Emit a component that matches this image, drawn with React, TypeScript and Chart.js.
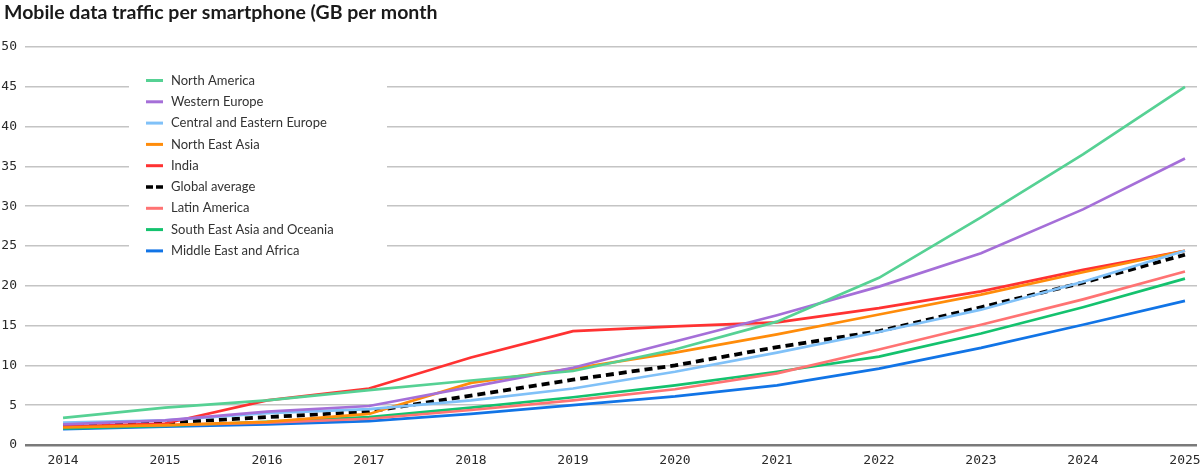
import React, { useEffect, useRef } from "react";
import { Chart, registerables } from "chart.js";

Chart.register(...registerables);

const titleText = "Mobile data traffic per smartphone (GB per month";

const years = [2014, 2015, 2016, 2017, 2018, 2019, 2020, 2021, 2022, 2023, 2024, 2025];
const yTicks = [0, 5, 10, 15, 20, 25, 30, 35, 40, 45, 50];

const northAmerica = [3.4, 4.7, 5.6, 6.9, 8.1, 9.3, 12.0, 15.5, 21.0, 28.6, 36.5, 45.0];
const westernEurope = [2.6, 3.1, 4.2, 4.9, 7.3, 9.7, 13.0, 16.3, 19.9, 24.1, 29.6, 36.0];
const centralEasternEurope = [2.8, 3.1, 4.0, 4.5, 5.6, 7.1, 9.2, 11.6, 14.2, 17.0, 20.5, 24.4];
const northEastAsia = [2.2, 2.5, 2.9, 3.9, 7.8, 9.6, 11.6, 13.9, 16.4, 18.9, 21.7, 24.4];
const india = [2.3, 2.7, 5.6, 7.1, 11.0, 14.3, 14.9, 15.4, 17.2, 19.3, 22.0, 24.4];
const globalAverage = [2.4, 2.8, 3.5, 4.2, 6.2, 8.2, 10.0, 12.3, 14.3, 17.3, 20.4, 23.9];
const latinAmerica = [2.3, 2.5, 2.8, 3.3, 4.4, 5.6, 7.0, 9.0, 12.0, 15.1, 18.3, 21.8];
const southEastAsiaOceania = [2.1, 2.4, 2.9, 3.5, 4.7, 6.0, 7.5, 9.2, 11.1, 14.0, 17.3, 20.9];
const middleEastAfrica = [2.0, 2.3, 2.6, 3.0, 3.9, 5.0, 6.1, 7.5, 9.6, 12.2, 15.1, 18.1];

const seriesNames = [
  "North America",
  "Western Europe",
  "Central and Eastern Europe",
  "North East Asia",
  "India",
  "Global average",
  "Latin America",
  "South East Asia and Oceania",
  "Middle East and Africa",
];
const seriesValues = [
  northAmerica,
  westernEurope,
  centralEasternEurope,
  northEastAsia,
  india,
  globalAverage,
  latinAmerica,
  southEastAsiaOceania,
  middleEastAfrica,
];
const seriesColors = [
  "#56d194",
  "#a56fd8",
  "#80c1f8",
  "#ff8c0a",
  "#ff3232",
  "#000000",
  "#ff7373",
  "#14c26e",
  "#1174e6",
];
const dashedSeries = [false, false, false, false, false, true, false, false, false];

const labelFont = "'Lato', 'Noto Sans', sans-serif";
const tickFont = "'DejaVu Sans Mono', monospace";

const titlePlugin = {
  id: "topTitle",
  afterDraw(chart: any) {
    const ctx = chart.ctx;
    ctx.save();
    ctx.fillStyle = "#1a1a1a";
    ctx.font = `bold 19.5px ${labelFont}`;
    ctx.textBaseline = "alphabetic";
    ctx.textAlign = "left";
    ctx.fillText(titleText, 4, 19);
    ctx.restore();
  },
};

const boxLegendPlugin = {
  id: "boxLegend",
  afterDatasetsDraw(chart: any) {
    const ctx = chart.ctx;
    const area = chart.chartArea;
    const boxX = area.left + 104;
    const boxY = area.top + 14;
    ctx.save();
    ctx.fillStyle = "#ffffff";
    ctx.fillRect(boxX, boxY, 258, 206);
    const swX = boxX + 17;
    const swW = 17;
    const textX = boxX + 42;
    const rowY0 = area.top + 33.5;
    const rowStep = 21.3;
    chart.data.datasets.forEach((ds: any, i: number) => {
      const y = rowY0 + i * rowStep;
      ctx.beginPath();
      ctx.strokeStyle = ds.borderColor;
      ctx.lineWidth = ds.borderDash && ds.borderDash.length ? 3.5 : 3;
      ctx.setLineDash(ds.borderDash && ds.borderDash.length ? [7, 3] : []);
      ctx.moveTo(swX, y);
      ctx.lineTo(swX + swW, y);
      ctx.stroke();
      ctx.setLineDash([]);
      ctx.fillStyle = "#333333";
      ctx.font = `13px ${labelFont}`;
      ctx.textBaseline = "middle";
      ctx.textAlign = "left";
      ctx.fillText(ds.label, textX, y);
    });
    ctx.restore();
  },
};

export default function App() {
  const canvasRef = useRef<HTMLCanvasElement | null>(null);

  useEffect(() => {
    const canvas = canvasRef.current;
    if (!canvas) return;
    const datasets = seriesNames.map((name, i) => ({
      label: name,
      data: years.map((yr, j) => ({ x: yr, y: seriesValues[i][j] })),
      borderColor: seriesColors[i],
      backgroundColor: seriesColors[i],
      borderWidth: dashedSeries[i] ? 3.8 : 2.7,
      borderDash: dashedSeries[i] ? [8, 5] : [],
      pointRadius: 0,
      pointHoverRadius: 0,
      tension: 0,
      fill: false,
    }));

    const chart = new Chart(canvas, {
      type: "line",
      data: { datasets },
      options: {
        animation: false,
        responsive: false,
        maintainAspectRatio: false,
        layout: { padding: { top: 47, left: 0, right: 3, bottom: 0 } },
        plugins: {
          legend: { display: false },
          title: { display: false },
          tooltip: { enabled: false },
        },
        scales: {
          x: {
            type: "linear",
            min: years[0] - 0.373,
            max: years[years.length - 1] + 0.118,
            afterBuildTicks: (scale: any) => {
              scale.ticks = years.map((v) => ({ value: v }));
            },
            afterFit: (scale: any) => {
              scale.height = 25;
              scale.paddingLeft = 0;
              scale.paddingRight = 0;
            },
            grid: { display: false, drawTicks: false },
            border: { display: false },
            ticks: {
              autoSkip: false,
              maxRotation: 0,
              padding: 8,
              color: "#2a2a2a",
              font: { family: tickFont, size: 13 },
              callback: (v: any) => String(v),
            },
          },
          y: {
            type: "linear",
            min: 0,
            max: 50,
            afterBuildTicks: (scale: any) => {
              scale.ticks = yTicks.map((v) => ({ value: v }));
            },
            afterFit: (scale: any) => {
              scale.width = 25;
              scale.paddingTop = 0;
              scale.paddingBottom = 0;
            },
            grid: {
              drawTicks: false,
              color: (c: any) => (c.tick && c.tick.value === 0 ? "#7a7a7a" : "#c4c4c4"),
              lineWidth: (c: any) => (c.tick && c.tick.value === 0 ? 2.5 : 1.5),
            },
            border: { display: false },
            ticks: {
              padding: 8,
              color: "#2a2a2a",
              font: { family: tickFont, size: 13 },
              callback: (v: any) => String(v),
            },
          },
        },
      },
      plugins: [boxLegendPlugin, titlePlugin],
    });
    return () => chart.destroy();
  }, []);

  return (
    <div
      style={{
        position: "fixed",
        left: 0,
        top: 0,
        width: 1200,
        height: 470,
        background: "#ffffff",
      }}
    >
      <canvas ref={canvasRef} width={1200} height={470} style={{ display: "block" }} />
    </div>
  );
}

____________

#### Exercise brief
Repeat the listing above from its first line through the line that contains "40, 45, 50];", both included, and nothing more. Drop the pictures.

#### Task response
Emit a component that matches this image, drawn with React, TypeScript and Chart.js.
import React, { useEffect, useRef } from "react";
import { Chart, registerables } from "chart.js";

Chart.register(...registerables);

const titleText = "Mobile data traffic per smartphone (GB per month";

const years = [2014, 2015, 2016, 2017, 2018, 2019, 2020, 2021, 2022, 2023, 2024, 2025];
const yTicks = [0, 5, 10, 15, 20, 25, 30, 35, 40, 45, 50];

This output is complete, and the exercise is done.